Despite coming up with one of the week’s most quotably scathing indictments of the legal profession (more on that shortly), comfy shoes Clarke Ken was once again upstaged by former Labour justice dude Jack Straw® who seemingly can’t kick his new-law-making habit.

In a valiant attempt to steal back a bit of the limelight as Parliament debated Straw®’s attempt to make trafficking in referral fees a criminal offence punishable by 50 lashes, exile and removal of the right hand, Ken censured lawyers for the heinous offence of lobbying for their own financial interests, memorably describing them as “an army of lawyers advancing behind a front of women and children.”

Sadly, the idea that any of these wronged innocents would suffer as a consequence of lawyers getting paid less carried little weight with Ken. “I’m afraid I do not believe that,” he scoffed, doubtless ridding the greedy pack of human-shielded legal types of any last shred of hope that their shabbily shameless ruse would come to any good.

As it was, MPs rejected Straw®’s draconian amendment. The which, combined with his recent embarrassment over allegedly undeclared relevant interests (in the form of a fee of £5,000 reportedly agreed for his Q&A star turn at a recent I Love Claims event), might be taken to suggest that Straw®’s stint as rabble-rouser number one in the war against fees may now be nearing its end.

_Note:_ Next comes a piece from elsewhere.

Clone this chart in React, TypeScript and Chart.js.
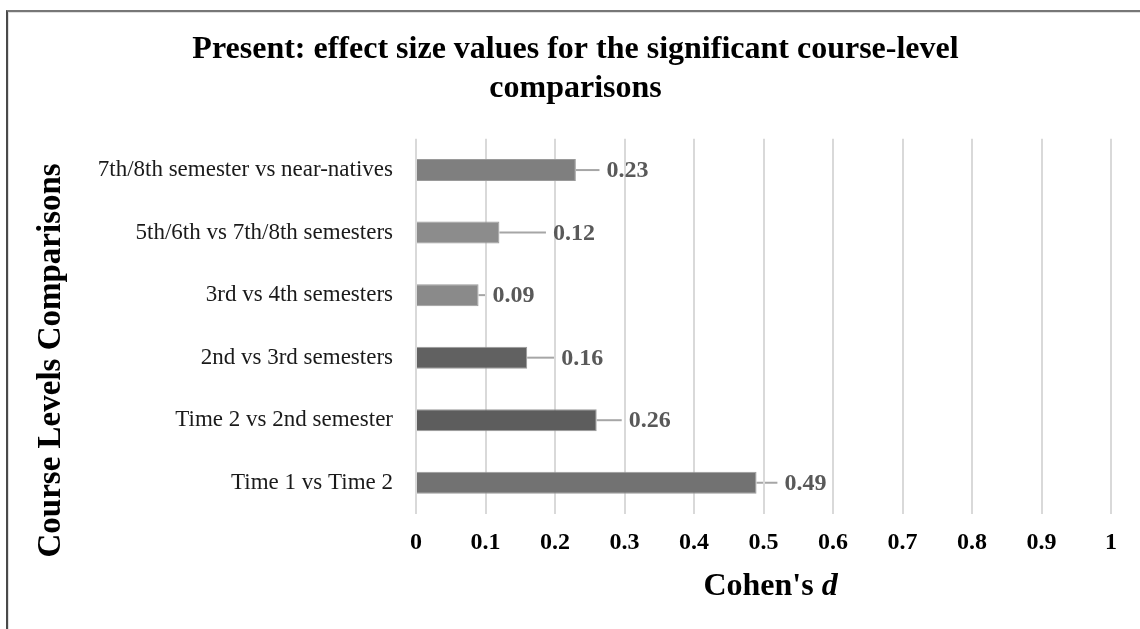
import { useEffect, useRef } from "react";
import { Chart, registerables } from "chart.js";

Chart.register(...registerables);

const chartTitle = ["Present: effect size values for the significant course-level", "comparisons"];
const categories = [
  "7th/8th semester vs near-natives",
  "5th/6th vs 7th/8th semesters",
  "3rd vs 4th semesters",
  "2nd vs 3rd semesters",
  "Time 2 vs 2nd semester",
  "Time 1 vs Time 2",
];
const effectSizes = [0.23, 0.12, 0.09, 0.16, 0.26, 0.49];
const errorPlus = [0.034, 0.067, 0.01, 0.039, 0.036, 0.03];
const xTickLabels = ["0", "0.1", "0.2", "0.3", "0.4", "0.5", "0.6", "0.7", "0.8", "0.9", "1"];
const barColors = ["#7f7f7f", "#8c8c8c", "#8a8a8a", "#616161", "#5d5d5d", "#727272"];
const yAxisTitle = "Course Levels Comparisons";
const xAxisTitleMain = "Cohen's ";
const xAxisTitleItalic = "d";

const SERIF = '"Liberation Serif", "Times New Roman", serif';

const errorBarsAndLabels = {
  id: "errorBarsAndLabels",
  beforeDraw(chart: any) {
    const { ctx } = chart;
    const x = chart.scales.x;
    const meta = chart.getDatasetMeta(0);
    if (!x || !meta) return;
    ctx.save();
    meta.data.forEach((bar: any, i: number) => {
      const xEnd = x.getPixelForValue(effectSizes[i] + errorPlus[i]);
      ctx.strokeStyle = "#a6a6a6";
      ctx.lineWidth = 2;
      ctx.beginPath();
      ctx.moveTo(bar.x, bar.y);
      ctx.lineTo(xEnd, bar.y);
      ctx.stroke();
    });
    ctx.restore();
  },
  afterDatasetsDraw(chart: any) {
    const { ctx } = chart;
    const x = chart.scales.x;
    const meta = chart.getDatasetMeta(0);
    ctx.save();
    meta.data.forEach((bar: any, i: number) => {
      const xEnd = x.getPixelForValue(effectSizes[i] + errorPlus[i]);
      ctx.fillStyle = "#595959";
      ctx.font = `bold 24px ${SERIF}`;
      ctx.textAlign = "left";
      ctx.textBaseline = "middle";
      ctx.fillText(effectSizes[i].toFixed(2), xEnd + 7, bar.y + 1);
    });
    ctx.restore();
  },
};

const axisTitles = {
  id: "axisTitles",
  afterDraw(chart: any) {
    const { ctx, chartArea } = chart;
    ctx.save();
    ctx.fillStyle = "#000";
    // x axis title
    ctx.font = `bold 32px ${SERIF}`;
    const w1 = ctx.measureText(xAxisTitleMain).width;
    ctx.font = `italic bold 32px ${SERIF}`;
    const w2 = ctx.measureText(xAxisTitleItalic).width;
    const cx = (chartArea.left + chartArea.right) / 2 + 7;
    const startX = cx - (w1 + w2) / 2;
    const baseY = chartArea.bottom + 81;
    ctx.textAlign = "left";
    ctx.textBaseline = "alphabetic";
    ctx.font = `bold 32px ${SERIF}`;
    ctx.fillText(xAxisTitleMain, startX, baseY);
    ctx.font = `italic bold 32px ${SERIF}`;
    ctx.fillText(xAxisTitleItalic, startX + w1, baseY);
    // y axis title
    ctx.translate(51, (chartArea.top + chartArea.bottom) / 2 + 34);
    ctx.rotate(-Math.PI / 2);
    ctx.font = `bold 33px ${SERIF}`;
    ctx.textAlign = "center";
    ctx.textBaseline = "middle";
    ctx.fillText(yAxisTitle, 0, 0);
    ctx.restore();
  },
};

export default function App() {
  const canvasRef = useRef<HTMLCanvasElement | null>(null);

  useEffect(() => {
    if (!canvasRef.current) return;
    const chart = new Chart(canvasRef.current, {
      type: "bar",
      data: {
        labels: categories,
        datasets: [
          {
            data: effectSizes,
            backgroundColor: barColors,
            borderColor: "#9a9a9a",
            borderWidth: 1,
            categoryPercentage: 1,
            barPercentage: 0.352,
          },
        ],
      },
      options: {
        indexAxis: "y",
        animation: false,
        responsive: false,
        maintainAspectRatio: false,
        layout: { padding: { left: 40, right: 29, top: 0, bottom: 0 } },
        plugins: {
          legend: { display: false },
          tooltip: { enabled: false },
          title: {
            display: true,
            text: chartTitle,
            color: "#000",
            font: { family: SERIF, size: 32, weight: "bold", lineHeight: 1.2 },
            padding: { top: 31, bottom: 31 },
          },
        },
        scales: {
          x: {
            min: 0,
            max: 1,
            ticks: {
              stepSize: 0.1,
              padding: 14,
              color: "#000",
              font: { family: SERIF, size: 24, weight: "bold" },
              callback: (_v: any, i: number) => xTickLabels[i],
            },
            grid: { color: "#d9d9d9", lineWidth: 2, drawTicks: false },
            border: { display: false },
            afterFit: (scale: any) => {
              scale.height = 115;
            },
          },
          y: {
            ticks: {
              padding: 23,
              color: "#1a1a1a",
              font: { family: SERIF, size: 23 },
            },
            grid: { display: false, drawTicks: false },
            border: { display: false },
            afterFit: (scale: any) => {
              scale.width = 376;
            },
          },
        },
      },
      plugins: [errorBarsAndLabels, axisTitles],
    } as any);
    return () => chart.destroy();
  }, []);

  return (
    <div
      style={{
        position: "fixed",
        left: 0,
        top: 0,
        width: 1140,
        height: 629,
        overflow: "hidden",
        background: "#fff",
      }}
    >
      <div
        style={{
          position: "absolute",
          left: 6,
          top: 10,
          width: 1300,
          height: 800,
          borderTop: "2px solid #777",
          borderLeft: "2px solid #4a4a4a",
          boxShadow: "inset 1px 1px 0 #e0e0e0",
        }}
      />
      <canvas
        ref={canvasRef}
        width={1140}
        height={629}
        style={{ position: "absolute", left: 0, top: 0, width: 1140, height: 629 }}
      />
    </div>
  );
}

In waving farewell to the prospect of criminalising those dealing in referral fees, Straw®’s fellow relevant-interest-non-declarer, Justice Minister Jonny Jangly admitted that any such criminal offence would have been “very difficult to enforce.”

Jangly’s view that “One would have to prove beyond reasonable doubt that consideration had changed hands for the referral of a potential claimant, but the grounds for determining whether something was or was not a referral fee could be blurred,” provides a hint, perhaps, of the virtual impossibility in practice of stopping somebody getting paid something by somebody for access to a potential client.

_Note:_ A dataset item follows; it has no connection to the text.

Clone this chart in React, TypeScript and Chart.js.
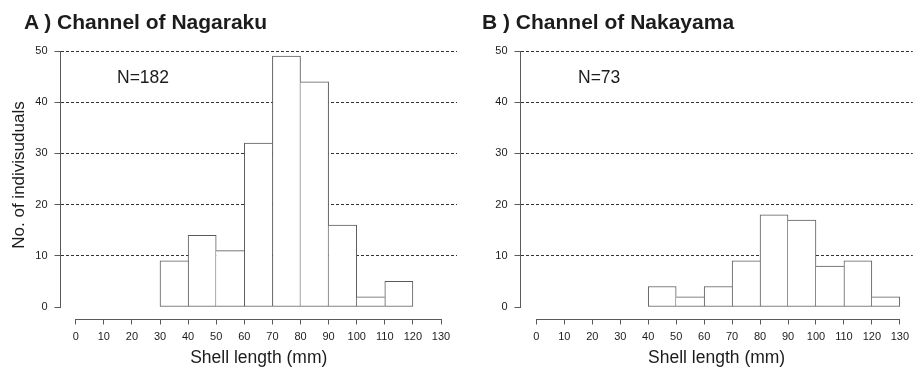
import React, { useEffect, useRef } from "react";
import { Chart, registerables } from "chart.js";

Chart.register(...registerables);

// ---- data ----
const xTicks = [0, 10, 20, 30, 40, 50, 60, 70, 80, 90, 100, 110, 120, 130];
const yTicks = [0, 10, 20, 30, 40, 50];
const binWidth = 10;

const binStartsA = [30, 40, 50, 60, 70, 80, 90, 100, 110];
const countsA = [9, 14, 11, 32, 49, 44, 16, 2, 5];

const binStartsB = [40, 50, 60, 70, 80, 90, 100, 110, 120];
const countsB = [4, 2, 4, 9, 18, 17, 8, 9, 2];

const titleA = "A ) Channel of Nagaraku";
const titleB = "B ) Channel of Nakayama";
const nLabelA = "N=182";
const nLabelB = "N=73";
const xTitle = "Shell length (mm)";
const yTitle = "No. of indivisuduals";

// ---- style ----
const FONT = '"Liberation Sans", Arial, Helvetica, sans-serif';
const TEXT = "#1c1c1c";
const LINE = "#5a5a5a";
const GRID = "#333333";

function alignPx(v: number) {
  return Math.round(v - 0.5) + 0.5;
}

const axesPlugin = {
  id: "detachedAxes",
  afterDraw(chart: any) {
    const { ctx, chartArea, scales } = chart;
    const x = scales.x;
    const y = scales.y;
    ctx.save();
    ctx.strokeStyle = LINE;
    ctx.lineWidth = 1;
    ctx.beginPath();
    const ax = alignPx(chartArea.left);
    ctx.moveTo(ax, alignPx(y.getPixelForValue(yTicks[0])) + 0.5);
    ctx.lineTo(ax, alignPx(y.getPixelForValue(yTicks[yTicks.length - 1])) - 0.5);
    const ay = alignPx(chartArea.bottom);
    ctx.moveTo(alignPx(x.getPixelForValue(xTicks[0])) - 0.5, ay);
    ctx.lineTo(alignPx(x.getPixelForValue(xTicks[xTicks.length - 1])) + 0.5, ay);
    ctx.stroke();
    ctx.restore();
  },
};

function makeChart(
  canvas: HTMLCanvasElement,
  starts: number[],
  counts: number[],
  xMin: number,
  xMax: number
) {
  Chart.defaults.font.family = FONT;
  return new Chart(canvas, {
    type: "bar",
    data: {
      datasets: [
        {
          data: starts.map((s, i) => ({ x: s + binWidth / 2, y: counts[i] })),
          backgroundColor: "#ffffff",
          borderColor: LINE,
          borderSkipped: false,
          barPercentage: 1,
          categoryPercentage: 1,
          borderWidth: (c: any) => {
            const i = c.dataIndex;
            const cur = counts[i];
            const prev = i > 0 ? counts[i - 1] : 0;
            const next = i < counts.length - 1 ? counts[i + 1] : 0;
            return {
              top: 1,
              bottom: 1,
              left: prev <= cur ? 1 : 0,
              right: next < cur ? 1 : 0,
            };
          },
        } as any,
      ],
    },
    options: {
      responsive: false,
      animation: false,
      devicePixelRatio: 1,
      layout: { padding: { left: 0, top: 51, right: 0, bottom: 0 } },
      plugins: {
        legend: { display: false },
        title: { display: false },
        tooltip: { enabled: false },
      },
      scales: {
        x: {
          type: "linear",
          min: xMin,
          max: xMax,
          offset: false,
          afterBuildTicks: (s: any) => {
            s.ticks = xTicks.map((v) => ({ value: v }));
          },
          afterFit: (s: any) => {
            s.height = 50.5;
          },
          ticks: {
            autoSkip: false,
            maxRotation: 0,
            padding: 6,
            color: TEXT,
            font: { size: 11, family: FONT },
            callback: (v: any) => String(v),
          },
          grid: {
            display: true,
            offset: false,
            drawOnChartArea: false,
            drawTicks: true,
            tickLength: 5,
            tickColor: LINE,
            tickWidth: 1,
          },
          border: { display: false },
          title: {
            display: true,
            text: xTitle,
            color: TEXT,
            font: { size: 17.5, family: FONT },
            padding: { top: 0, bottom: 1 },
          },
        },
        y: {
          type: "linear",
          min: -2.44,
          max: 50,
          afterBuildTicks: (s: any) => {
            s.ticks = yTicks.map((v) => ({ value: v }));
          },
          afterFit: (s: any) => {
            s.width = 60.5;
          },
          ticks: {
            autoSkip: false,
            padding: 7,
            color: TEXT,
            font: { size: 11, family: FONT },
            callback: (v: any) => String(v),
          },
          grid: {
            display: true,
            offset: false,
            drawOnChartArea: true,
            drawTicks: true,
            tickLength: 6,
            tickColor: LINE,
            tickWidth: 1,
            lineWidth: 1,
            color: (c: any) =>
              c.tick && c.tick.value === yTicks[0] ? "rgba(0,0,0,0)" : GRID,
          },
          border: { display: false, dash: [3, 2] },
        },
      },
    } as any,
    plugins: [axesPlugin],
  });
}

const textBase: React.CSSProperties = {
  position: "absolute",
  whiteSpace: "nowrap",
  fontFamily: FONT,
  color: TEXT,
};

export default function App() {
  const refA = useRef<HTMLCanvasElement>(null);
  const refB = useRef<HTMLCanvasElement>(null);

  useEffect(() => {
    const a = makeChart(refA.current!, binStartsA, countsA, -5.41, 135.69);
    const b = makeChart(refB.current!, binStartsB, countsB, -5.69, 134.63);
    return () => {
      a.destroy();
      b.destroy();
    };
  }, []);

  return (
    <div
      style={{
        position: "absolute",
        left: 0,
        top: 0,
        width: 915,
        height: 370,
        background: "#ffffff",
        overflow: "hidden",
      }}
    >
      <canvas
        ref={refA}
        width={457}
        height={370}
        style={{ position: "absolute", left: 0, top: 0 }}
      />
      <canvas
        ref={refB}
        width={455}
        height={370}
        style={{ position: "absolute", left: 460, top: 0 }}
      />
      <div
        style={{
          ...textBase,
          left: 24,
          top: 10.5,
          fontSize: 21,
          lineHeight: "21px",
          fontWeight: "bold",
        }}
      >
        {titleA}
      </div>
      <div
        style={{
          ...textBase,
          left: 482,
          top: 10.5,
          fontSize: 21,
          lineHeight: "21px",
          fontWeight: "bold",
        }}
      >
        {titleB}
      </div>
      <div style={{ ...textBase, left: 117, top: 68.5, fontSize: 17.5, lineHeight: "17.5px" }}>
        {nLabelA}
      </div>
      <div style={{ ...textBase, left: 578, top: 68.5, fontSize: 17.5, lineHeight: "17.5px" }}>
        {nLabelB}
      </div>
      <div
        style={{
          ...textBase,
          left: 19 - 100,
          top: 174.5 - 10,
          width: 200,
          height: 20,
          fontSize: 17,
          lineHeight: "20px",
          textAlign: "center",
          transform: "rotate(-90deg)",
        }}
      >
        {yTitle}
      </div>
    </div>
  );
}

So long as the rabble of would-be claimants at the head of the greedy lawyers’ advancing propaganda column stands any reasonable chance of securing funding with which to pursue its various claims, access to its members will remain worth something to somebody legal. Brokers and smaller specialist claims firms will surely have the wit to work out some acceptable form of recompense for directing those with whom they come in contact to appropriate and reputable solicitors. The current draft of the Bill does allow “consideration for the provision of services” after all.

Nothing in the Legal Aid, Sentencing and Punishment of Offenders Bill alters the fact that the people with maximum access to the ravening hordes would-be speculative litigants and whiplashees are precisely those ruthlessly efficient claims farmers with the most highly developed and aggressive marketing tactics – cold calls, text and all the rest. If it does get hard for them to flog on the contact details they harvest, they can simply do the legal stuff themselves under some kind of ABS.

No, the only way to stop all this nonsense, as the government clearly understands, is to cut the problem off at source and stop all these troublemakers claiming in the first place. Let’s face it, humankind managed perfectly well for millennia without the common herd having much in the way of so-called access to justice. It’s simply not a luxury we can afford in the current economic climate.